### Goal of the exercise
Working from the top of the listing below, retype each line through the line containing "const chart = echarts.init(document.getElementById('c'));", both included, with no pictures.

- - -

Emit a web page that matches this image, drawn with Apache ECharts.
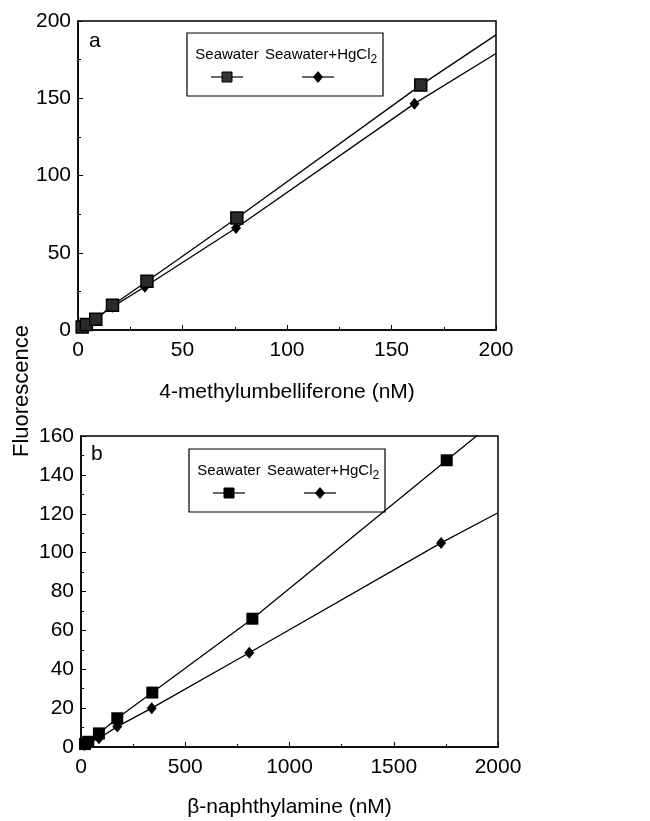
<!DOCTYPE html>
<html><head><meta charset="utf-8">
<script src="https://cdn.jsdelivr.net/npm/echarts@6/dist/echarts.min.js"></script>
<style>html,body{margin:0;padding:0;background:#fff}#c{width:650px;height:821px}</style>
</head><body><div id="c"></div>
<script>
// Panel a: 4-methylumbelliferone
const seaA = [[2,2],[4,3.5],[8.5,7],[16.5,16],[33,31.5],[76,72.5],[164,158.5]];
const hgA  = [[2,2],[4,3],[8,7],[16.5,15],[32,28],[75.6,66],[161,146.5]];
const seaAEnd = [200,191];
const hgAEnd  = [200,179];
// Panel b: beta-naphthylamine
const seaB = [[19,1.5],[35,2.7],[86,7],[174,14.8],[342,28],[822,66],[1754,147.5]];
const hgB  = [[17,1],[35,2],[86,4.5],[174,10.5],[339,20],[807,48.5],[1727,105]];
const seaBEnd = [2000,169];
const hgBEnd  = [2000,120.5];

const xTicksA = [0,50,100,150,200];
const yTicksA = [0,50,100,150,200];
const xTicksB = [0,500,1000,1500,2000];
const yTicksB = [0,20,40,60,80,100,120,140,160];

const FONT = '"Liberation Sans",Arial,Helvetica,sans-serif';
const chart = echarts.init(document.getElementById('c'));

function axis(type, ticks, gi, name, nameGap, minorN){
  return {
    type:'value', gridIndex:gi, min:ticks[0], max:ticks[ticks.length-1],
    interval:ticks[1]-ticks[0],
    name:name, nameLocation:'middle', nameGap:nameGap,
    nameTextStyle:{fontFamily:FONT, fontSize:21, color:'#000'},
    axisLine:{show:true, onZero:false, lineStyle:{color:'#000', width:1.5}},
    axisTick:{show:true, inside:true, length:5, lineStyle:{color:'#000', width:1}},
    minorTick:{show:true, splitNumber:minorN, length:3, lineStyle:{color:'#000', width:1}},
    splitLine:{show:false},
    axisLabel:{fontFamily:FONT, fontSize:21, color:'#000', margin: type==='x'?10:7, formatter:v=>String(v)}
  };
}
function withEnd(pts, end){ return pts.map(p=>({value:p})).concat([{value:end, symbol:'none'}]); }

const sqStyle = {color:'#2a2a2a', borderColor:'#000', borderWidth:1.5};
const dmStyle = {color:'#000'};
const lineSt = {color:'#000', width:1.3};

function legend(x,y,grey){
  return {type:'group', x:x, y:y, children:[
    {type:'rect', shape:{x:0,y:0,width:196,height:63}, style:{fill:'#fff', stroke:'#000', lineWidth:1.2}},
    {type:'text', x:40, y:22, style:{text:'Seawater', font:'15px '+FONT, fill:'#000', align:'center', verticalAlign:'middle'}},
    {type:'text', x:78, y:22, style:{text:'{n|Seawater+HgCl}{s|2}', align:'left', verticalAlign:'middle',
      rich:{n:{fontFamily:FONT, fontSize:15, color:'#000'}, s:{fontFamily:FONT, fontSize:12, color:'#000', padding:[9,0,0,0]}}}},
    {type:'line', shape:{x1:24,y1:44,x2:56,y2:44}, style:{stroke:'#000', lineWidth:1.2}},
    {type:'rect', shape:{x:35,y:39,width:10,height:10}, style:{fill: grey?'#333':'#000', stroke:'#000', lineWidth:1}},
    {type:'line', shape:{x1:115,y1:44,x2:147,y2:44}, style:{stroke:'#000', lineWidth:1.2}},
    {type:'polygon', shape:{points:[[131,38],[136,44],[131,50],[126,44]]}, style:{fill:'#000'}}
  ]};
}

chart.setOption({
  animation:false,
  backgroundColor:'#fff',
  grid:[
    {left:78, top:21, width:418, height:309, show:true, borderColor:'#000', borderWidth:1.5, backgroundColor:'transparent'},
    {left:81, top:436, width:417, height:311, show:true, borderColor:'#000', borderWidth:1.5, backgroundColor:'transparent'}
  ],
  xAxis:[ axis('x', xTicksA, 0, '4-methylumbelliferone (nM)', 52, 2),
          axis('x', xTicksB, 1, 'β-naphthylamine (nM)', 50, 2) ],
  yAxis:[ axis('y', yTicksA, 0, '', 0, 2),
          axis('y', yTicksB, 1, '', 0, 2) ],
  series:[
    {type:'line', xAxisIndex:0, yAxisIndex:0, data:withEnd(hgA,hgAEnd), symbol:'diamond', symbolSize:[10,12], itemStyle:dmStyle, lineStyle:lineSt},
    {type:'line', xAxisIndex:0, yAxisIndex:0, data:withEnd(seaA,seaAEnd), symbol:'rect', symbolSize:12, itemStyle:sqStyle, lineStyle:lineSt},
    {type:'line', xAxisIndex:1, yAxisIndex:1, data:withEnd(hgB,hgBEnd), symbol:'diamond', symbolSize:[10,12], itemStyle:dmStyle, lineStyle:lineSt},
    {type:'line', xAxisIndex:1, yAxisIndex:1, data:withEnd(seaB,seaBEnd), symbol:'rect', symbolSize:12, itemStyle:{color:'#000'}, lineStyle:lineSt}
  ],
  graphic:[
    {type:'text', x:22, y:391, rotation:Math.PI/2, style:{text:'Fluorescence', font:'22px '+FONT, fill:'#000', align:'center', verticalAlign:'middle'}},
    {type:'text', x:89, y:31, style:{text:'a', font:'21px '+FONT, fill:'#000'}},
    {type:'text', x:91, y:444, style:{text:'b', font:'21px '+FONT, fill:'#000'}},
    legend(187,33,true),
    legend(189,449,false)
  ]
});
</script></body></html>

- - -

### Final answer
Emit a web page that matches this image, drawn with Apache ECharts.
<!DOCTYPE html>
<html><head><meta charset="utf-8">
<script src="https://cdn.jsdelivr.net/npm/echarts@6/dist/echarts.min.js"></script>
<style>html,body{margin:0;padding:0;background:#fff}#c{width:650px;height:821px}</style>
</head><body><div id="c"></div>
<script>
// Panel a: 4-methylumbelliferone
const seaA = [[2,2],[4,3.5],[8.5,7],[16.5,16],[33,31.5],[76,72.5],[164,158.5]];
const hgA  = [[2,2],[4,3],[8,7],[16.5,15],[32,28],[75.6,66],[161,146.5]];
const seaAEnd = [200,191];
const hgAEnd  = [200,179];
// Panel b: beta-naphthylamine
const seaB = [[19,1.5],[35,2.7],[86,7],[174,14.8],[342,28],[822,66],[1754,147.5]];
const hgB  = [[17,1],[35,2],[86,4.5],[174,10.5],[339,20],[807,48.5],[1727,105]];
const seaBEnd = [2000,169];
const hgBEnd  = [2000,120.5];

const xTicksA = [0,50,100,150,200];
const yTicksA = [0,50,100,150,200];
const xTicksB = [0,500,1000,1500,2000];
const yTicksB = [0,20,40,60,80,100,120,140,160];

const FONT = '"Liberation Sans",Arial,Helvetica,sans-serif';
const chart = echarts.init(document.getElementById('c'));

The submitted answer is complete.